I didn't look closely, but Oniguruma is pretty dang fast and has drop-in POSIX syntax + ABI compatability as a compile-time option. Could maybe use that.
Ahh, very interesting, thanks for sharing! Do you have any thoughts around why that is? I presume that's due to Oniguruma supporting a much broader feature set and something like fancy-regexp's approach with mixing a backtracking VM and NFA implementation for simple queries would be needed for better perf? (I am aware you played a role in that) [1]
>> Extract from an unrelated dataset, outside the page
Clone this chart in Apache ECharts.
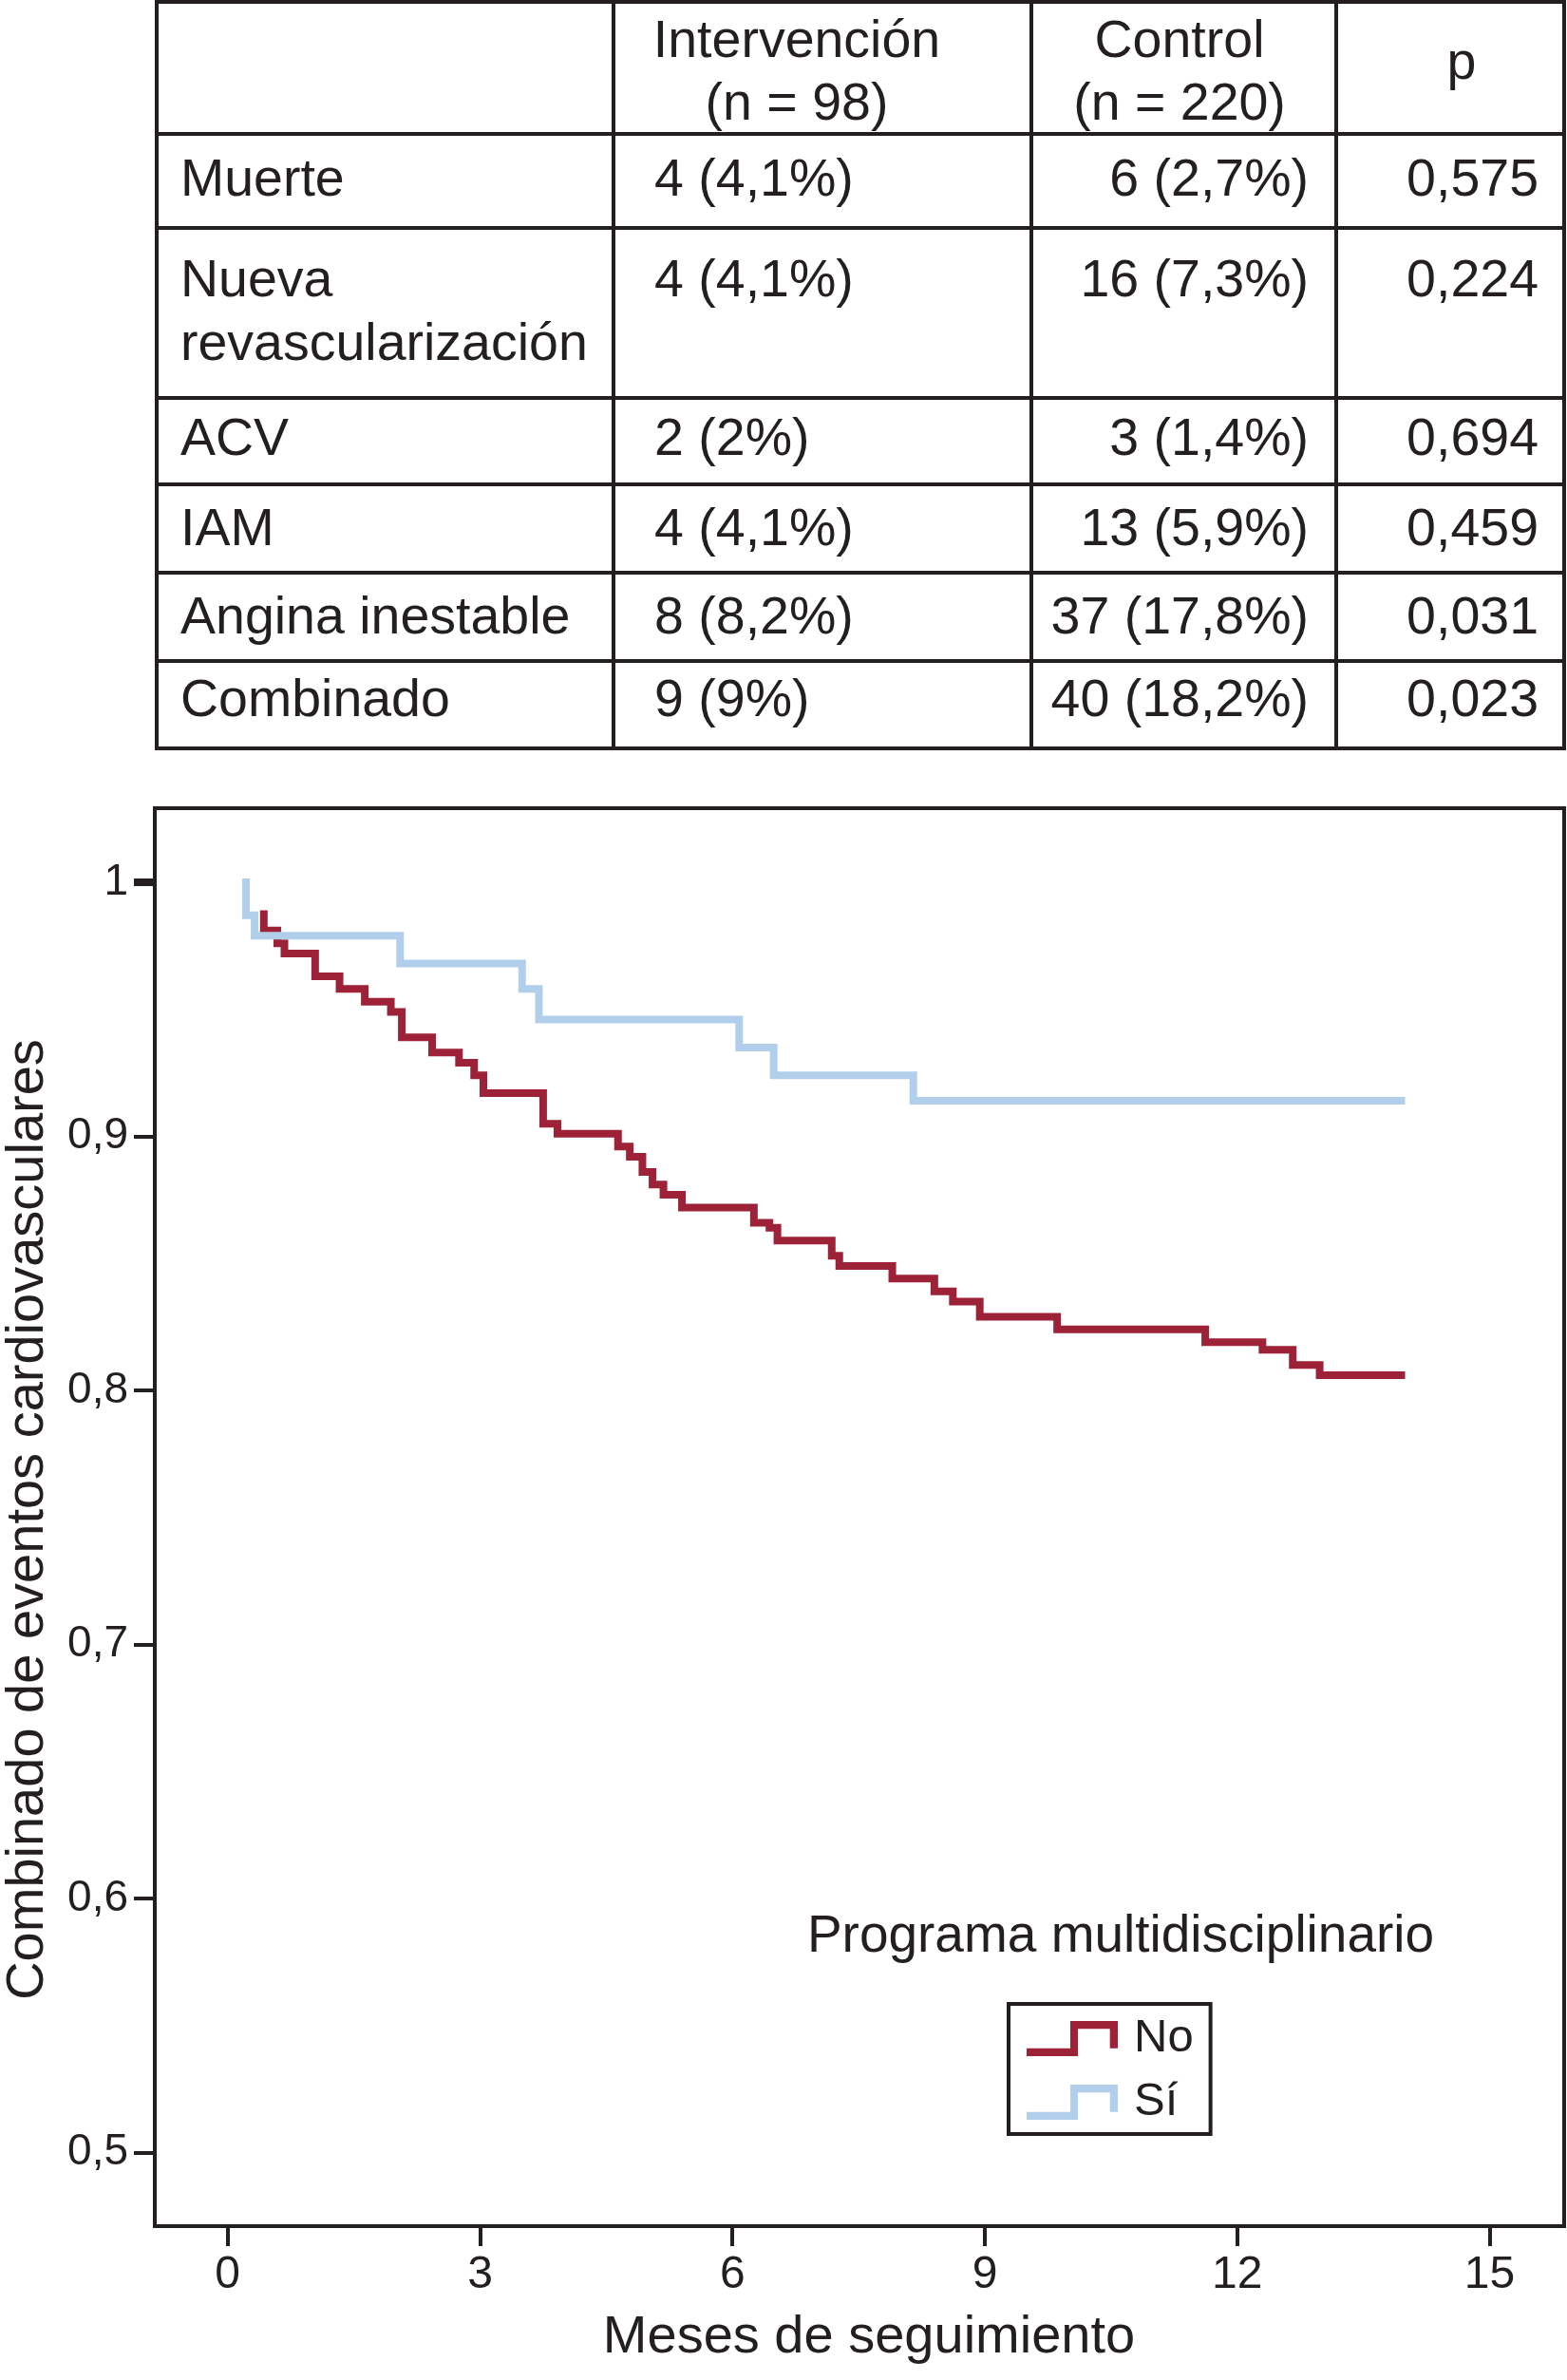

I have been playing around with regex parsing through building parsers through parser combinators at runtime recently, no clue how it will perform in practice yet (structuring parser generators at runtime is challenging in general in low-level languages) but maybe that could pan out and lead to an interesting way to support broader sets of regex syntaxes like POSIX in a relatively straightforward and performant way.
No idea. I've never done an analysis of onig. Different "feature sets" tends to be what people jump to first, but it's rarely correct in my experience. For example, PCRE2 has a large feature set, but it is quite fast. Especially its JIT.
The regex crate does a lot of literal optimizations to speed up searches. More than most regex engines in my experience.
EDIT: So I've quickly looked into it and it seems nobody did an extensive comparison to the grep feature set or the POSIX specification. If I have some time later this week I might do this and check whether something like this would be viable.